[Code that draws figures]
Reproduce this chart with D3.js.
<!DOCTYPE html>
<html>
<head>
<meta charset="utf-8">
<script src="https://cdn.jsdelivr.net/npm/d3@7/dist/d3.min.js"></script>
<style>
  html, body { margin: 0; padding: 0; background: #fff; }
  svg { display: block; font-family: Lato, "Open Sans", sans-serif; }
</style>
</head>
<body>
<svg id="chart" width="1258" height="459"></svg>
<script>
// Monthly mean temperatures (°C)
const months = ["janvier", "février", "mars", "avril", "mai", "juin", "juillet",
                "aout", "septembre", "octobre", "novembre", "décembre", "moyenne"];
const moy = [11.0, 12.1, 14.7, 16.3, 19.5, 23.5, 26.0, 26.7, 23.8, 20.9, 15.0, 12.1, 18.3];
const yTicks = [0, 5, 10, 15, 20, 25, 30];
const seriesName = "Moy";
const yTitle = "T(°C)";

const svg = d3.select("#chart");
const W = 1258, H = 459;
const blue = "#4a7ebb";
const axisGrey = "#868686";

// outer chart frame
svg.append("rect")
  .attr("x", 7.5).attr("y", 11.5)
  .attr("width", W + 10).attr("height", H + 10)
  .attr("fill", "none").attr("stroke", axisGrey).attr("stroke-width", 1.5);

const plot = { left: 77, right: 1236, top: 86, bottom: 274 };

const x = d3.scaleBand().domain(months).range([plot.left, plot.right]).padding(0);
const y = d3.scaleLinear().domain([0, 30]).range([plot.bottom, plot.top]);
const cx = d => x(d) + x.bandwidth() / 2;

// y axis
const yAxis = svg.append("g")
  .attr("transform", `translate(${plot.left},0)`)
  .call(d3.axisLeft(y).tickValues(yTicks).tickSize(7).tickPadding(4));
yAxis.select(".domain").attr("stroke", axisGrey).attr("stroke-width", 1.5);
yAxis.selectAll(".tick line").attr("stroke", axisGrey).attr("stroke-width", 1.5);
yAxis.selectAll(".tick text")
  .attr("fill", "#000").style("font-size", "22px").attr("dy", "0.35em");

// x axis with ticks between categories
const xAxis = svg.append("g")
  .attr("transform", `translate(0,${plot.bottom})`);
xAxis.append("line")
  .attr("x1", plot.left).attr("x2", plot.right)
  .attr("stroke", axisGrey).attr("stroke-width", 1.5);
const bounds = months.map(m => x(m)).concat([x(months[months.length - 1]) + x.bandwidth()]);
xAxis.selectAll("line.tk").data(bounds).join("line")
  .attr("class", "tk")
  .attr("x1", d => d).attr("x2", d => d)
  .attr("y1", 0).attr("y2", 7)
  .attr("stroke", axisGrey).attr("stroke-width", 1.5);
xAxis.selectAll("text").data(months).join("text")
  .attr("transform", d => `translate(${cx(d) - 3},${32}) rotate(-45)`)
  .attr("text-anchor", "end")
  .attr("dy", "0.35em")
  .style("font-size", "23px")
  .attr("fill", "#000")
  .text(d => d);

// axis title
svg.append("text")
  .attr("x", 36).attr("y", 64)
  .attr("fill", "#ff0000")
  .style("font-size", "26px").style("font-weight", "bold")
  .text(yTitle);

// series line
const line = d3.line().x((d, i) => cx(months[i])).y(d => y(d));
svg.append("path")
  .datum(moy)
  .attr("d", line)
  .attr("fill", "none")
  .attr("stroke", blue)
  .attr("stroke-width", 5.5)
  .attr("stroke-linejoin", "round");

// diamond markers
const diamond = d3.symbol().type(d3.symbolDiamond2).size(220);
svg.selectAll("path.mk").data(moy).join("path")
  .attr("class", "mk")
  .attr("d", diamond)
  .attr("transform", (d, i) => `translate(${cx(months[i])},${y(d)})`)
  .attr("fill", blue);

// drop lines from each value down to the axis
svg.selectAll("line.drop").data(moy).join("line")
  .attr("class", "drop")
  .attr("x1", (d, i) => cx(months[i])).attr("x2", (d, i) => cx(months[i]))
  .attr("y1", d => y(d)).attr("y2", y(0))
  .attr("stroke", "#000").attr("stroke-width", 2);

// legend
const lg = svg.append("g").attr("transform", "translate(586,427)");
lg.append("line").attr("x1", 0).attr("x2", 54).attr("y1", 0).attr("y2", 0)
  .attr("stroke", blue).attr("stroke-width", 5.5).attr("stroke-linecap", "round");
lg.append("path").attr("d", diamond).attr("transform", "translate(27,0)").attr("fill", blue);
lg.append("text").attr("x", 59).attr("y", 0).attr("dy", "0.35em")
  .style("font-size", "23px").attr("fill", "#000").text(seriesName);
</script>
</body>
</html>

--

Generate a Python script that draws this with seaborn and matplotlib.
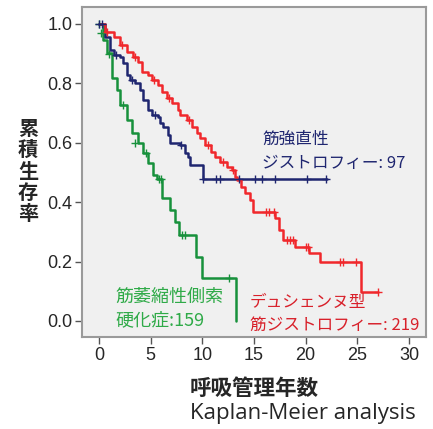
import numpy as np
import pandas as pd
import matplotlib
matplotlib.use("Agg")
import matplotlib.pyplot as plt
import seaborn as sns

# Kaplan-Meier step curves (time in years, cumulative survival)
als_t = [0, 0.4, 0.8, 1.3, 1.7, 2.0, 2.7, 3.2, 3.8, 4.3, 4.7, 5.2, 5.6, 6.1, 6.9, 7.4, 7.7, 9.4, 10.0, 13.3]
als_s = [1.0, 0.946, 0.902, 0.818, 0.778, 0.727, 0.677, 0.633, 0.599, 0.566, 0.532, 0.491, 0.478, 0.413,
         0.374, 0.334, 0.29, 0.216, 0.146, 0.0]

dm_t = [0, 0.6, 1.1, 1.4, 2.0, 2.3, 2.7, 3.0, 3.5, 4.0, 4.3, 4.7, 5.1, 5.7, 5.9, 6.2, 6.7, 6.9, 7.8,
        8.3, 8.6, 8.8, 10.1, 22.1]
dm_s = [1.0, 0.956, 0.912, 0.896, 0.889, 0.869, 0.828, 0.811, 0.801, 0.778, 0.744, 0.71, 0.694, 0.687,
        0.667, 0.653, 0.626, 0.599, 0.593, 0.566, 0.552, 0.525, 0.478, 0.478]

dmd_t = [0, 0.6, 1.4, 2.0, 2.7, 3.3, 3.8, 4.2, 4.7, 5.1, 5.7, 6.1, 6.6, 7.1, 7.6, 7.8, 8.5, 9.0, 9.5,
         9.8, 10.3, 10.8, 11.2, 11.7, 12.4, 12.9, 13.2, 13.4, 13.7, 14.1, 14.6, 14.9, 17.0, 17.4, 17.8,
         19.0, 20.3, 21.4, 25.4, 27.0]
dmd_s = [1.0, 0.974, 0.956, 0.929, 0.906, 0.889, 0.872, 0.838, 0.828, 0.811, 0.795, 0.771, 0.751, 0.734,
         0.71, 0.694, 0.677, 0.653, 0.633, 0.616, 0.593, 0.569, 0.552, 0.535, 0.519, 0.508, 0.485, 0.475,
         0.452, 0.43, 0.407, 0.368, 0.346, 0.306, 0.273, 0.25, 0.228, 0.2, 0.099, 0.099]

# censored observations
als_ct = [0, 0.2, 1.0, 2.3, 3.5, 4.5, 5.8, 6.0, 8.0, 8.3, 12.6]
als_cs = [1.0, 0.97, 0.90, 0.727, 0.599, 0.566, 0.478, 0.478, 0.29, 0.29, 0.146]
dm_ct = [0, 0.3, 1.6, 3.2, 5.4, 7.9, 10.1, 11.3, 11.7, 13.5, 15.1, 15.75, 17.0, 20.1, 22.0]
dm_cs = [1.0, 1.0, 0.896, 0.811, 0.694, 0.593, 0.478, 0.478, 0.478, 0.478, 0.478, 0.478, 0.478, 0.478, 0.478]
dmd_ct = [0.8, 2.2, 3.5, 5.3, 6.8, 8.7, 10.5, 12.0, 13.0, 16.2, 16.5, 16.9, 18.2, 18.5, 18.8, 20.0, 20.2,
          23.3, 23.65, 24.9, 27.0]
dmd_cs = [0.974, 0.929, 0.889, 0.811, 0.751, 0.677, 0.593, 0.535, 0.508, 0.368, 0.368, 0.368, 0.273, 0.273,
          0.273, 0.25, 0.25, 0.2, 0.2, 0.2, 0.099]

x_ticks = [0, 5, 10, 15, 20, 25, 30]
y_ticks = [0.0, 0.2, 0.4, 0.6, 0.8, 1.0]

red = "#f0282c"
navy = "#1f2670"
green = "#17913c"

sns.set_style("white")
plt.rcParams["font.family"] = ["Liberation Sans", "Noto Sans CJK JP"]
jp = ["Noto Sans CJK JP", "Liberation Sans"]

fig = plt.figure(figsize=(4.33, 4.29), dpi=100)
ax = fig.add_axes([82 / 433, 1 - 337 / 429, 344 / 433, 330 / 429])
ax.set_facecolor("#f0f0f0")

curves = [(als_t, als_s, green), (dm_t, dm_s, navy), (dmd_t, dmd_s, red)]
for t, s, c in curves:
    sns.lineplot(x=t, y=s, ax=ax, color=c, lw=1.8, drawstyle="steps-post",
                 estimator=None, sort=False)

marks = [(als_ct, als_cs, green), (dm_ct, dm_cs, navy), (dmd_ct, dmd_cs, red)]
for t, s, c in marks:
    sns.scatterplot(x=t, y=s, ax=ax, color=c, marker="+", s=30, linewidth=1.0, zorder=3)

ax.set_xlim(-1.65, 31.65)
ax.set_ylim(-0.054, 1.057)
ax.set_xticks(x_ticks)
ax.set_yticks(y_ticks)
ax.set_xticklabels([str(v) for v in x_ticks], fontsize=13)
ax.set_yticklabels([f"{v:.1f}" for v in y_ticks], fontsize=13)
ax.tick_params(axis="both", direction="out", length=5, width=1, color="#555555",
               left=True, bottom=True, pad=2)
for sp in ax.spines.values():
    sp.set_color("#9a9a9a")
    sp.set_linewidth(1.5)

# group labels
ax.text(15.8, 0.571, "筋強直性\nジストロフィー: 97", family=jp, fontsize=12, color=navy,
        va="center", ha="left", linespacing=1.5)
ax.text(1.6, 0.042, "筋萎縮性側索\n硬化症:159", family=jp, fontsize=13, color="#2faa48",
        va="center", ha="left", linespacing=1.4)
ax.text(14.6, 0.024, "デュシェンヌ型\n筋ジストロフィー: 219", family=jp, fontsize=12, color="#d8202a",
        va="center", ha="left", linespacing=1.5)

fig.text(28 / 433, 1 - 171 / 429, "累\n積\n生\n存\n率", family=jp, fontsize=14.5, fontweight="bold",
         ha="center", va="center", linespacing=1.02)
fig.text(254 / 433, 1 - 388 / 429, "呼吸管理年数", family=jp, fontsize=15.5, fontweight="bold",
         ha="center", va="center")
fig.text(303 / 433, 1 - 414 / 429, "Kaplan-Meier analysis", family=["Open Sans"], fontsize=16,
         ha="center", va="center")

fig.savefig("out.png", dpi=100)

INSTRUCTION:
With the pictures removed from your copy, retype the lines above from the one that contains "Generate a Python" through the one that contains "0.525, 0.478, 0.478]", exactly.

EXERCISE OUTPUT:
Generate a Python script that draws this with seaborn and matplotlib.
import numpy as np
import pandas as pd
import matplotlib
matplotlib.use("Agg")
import matplotlib.pyplot as plt
import seaborn as sns

# Kaplan-Meier step curves (time in years, cumulative survival)
als_t = [0, 0.4, 0.8, 1.3, 1.7, 2.0, 2.7, 3.2, 3.8, 4.3, 4.7, 5.2, 5.6, 6.1, 6.9, 7.4, 7.7, 9.4, 10.0, 13.3]
als_s = [1.0, 0.946, 0.902, 0.818, 0.778, 0.727, 0.677, 0.633, 0.599, 0.566, 0.532, 0.491, 0.478, 0.413,
         0.374, 0.334, 0.29, 0.216, 0.146, 0.0]

dm_t = [0, 0.6, 1.1, 1.4, 2.0, 2.3, 2.7, 3.0, 3.5, 4.0, 4.3, 4.7, 5.1, 5.7, 5.9, 6.2, 6.7, 6.9, 7.8,
        8.3, 8.6, 8.8, 10.1, 22.1]
dm_s = [1.0, 0.956, 0.912, 0.896, 0.889, 0.869, 0.828, 0.811, 0.801, 0.778, 0.744, 0.71, 0.694, 0.687,
        0.667, 0.653, 0.626, 0.599, 0.593, 0.566, 0.552, 0.525, 0.478, 0.478]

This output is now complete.